学校からは、家庭での使用時間は家で話し合うこと、就寝1時間前からは使わないこと、無関係なアプリはインストールしないこと、学習と関係ない写真や動画は記録しないことなどが約束として配布されている。つまり、そのようなことはすべて可能だが、管理しろということだろう。YouTubeやTikTokなどの動画共有サービスの利用は管理者によって制限されているが、一般的なサイトは見られる状態だ。
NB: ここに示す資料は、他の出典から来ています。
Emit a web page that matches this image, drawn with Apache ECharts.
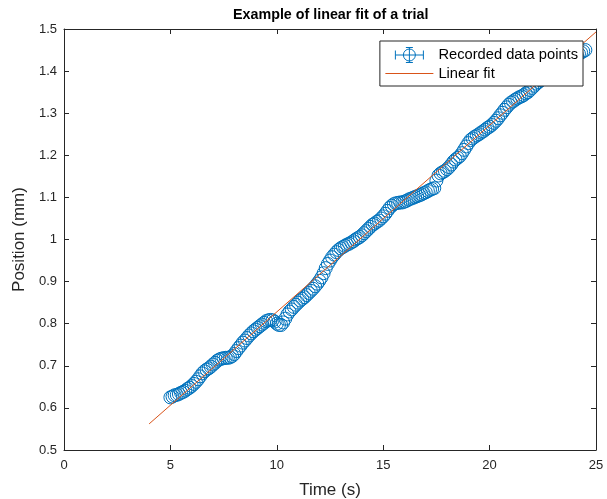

コロナ禍で、学校で行われるはずだった説明会は録画済みの動画配信となり、家庭向けアンケートにも生徒への宿題と同じようにGoogleクラスルームが利用された。紙で集めるよりも集計が楽なはずだが、すべての保護者が使えるのかについては少々心配になった。
制限回避してゲーム・YouTubeを見る子どもたち
鳴り物入りで始まったGIGAスクール構想だが、課題は山積みだ。まず学校におけるインターネット環境は非常に脆弱で、「大勢でつなぐと不安定になる、止まる」という実態がある。昨年度、筆者も学校対象にオンライン講演を提案したところ、「回線の関係で無理なので対面で」と言われたことがある。
もちろん、教員側の知識と経験不足は大きく、教員によって受けられる授業の質はかなり変わる。そもそも情報リテラシー教育を受けていない世代であり、拒否感を持つ教員もいる。教材として使いこなすには十分な知識や使いやすい教材などが必要だが、まだまだ足りていないようだ。
また、子供の利用をどのように管理するかについては課題が多い。使えるアプリや接続サイトを管理者が制限できるフィルタリングサービスなどを利用していても、子どもが抜け穴を探して利用する例は多数報告されている。
学校配布の端末では、配布前に使える機能をあらかじめ制限した状態で配布されていることが多い。それにも関わらず、許可されているアプリ経由なら禁止されていることもできてしまう例が少なくない。それが冒頭でご紹介した「裏技」につながっているというわけだ。
たとえば、ゲームは禁止と一律に制限をかけた端末でも、プログラミングアプリの中でユーザーが作ったゲームは遊べる。動画サービスの利用制限をかけても、別の利用が許可されているサービスの一機能を使ってYouTubeが見られる。こういった情報を子ども同士で交換し、遊んでいるのが実態だ。それに、検索すれば、制限をかいくぐってYouTubeを見る方法やゲームをする方法が多数公開されている。
また、低学年の生徒が持ち運ぶには重すぎるため、端末は学校に置いたままとなっていることが多い。その状態のまま、いざ教員が低学年に対してオンライン授業をしようとしても、家庭での端末やネット環境、保護者のリテラシーに差がありすぎて、説明を一から始めねばならず、実際に授業をするどころではなかったという。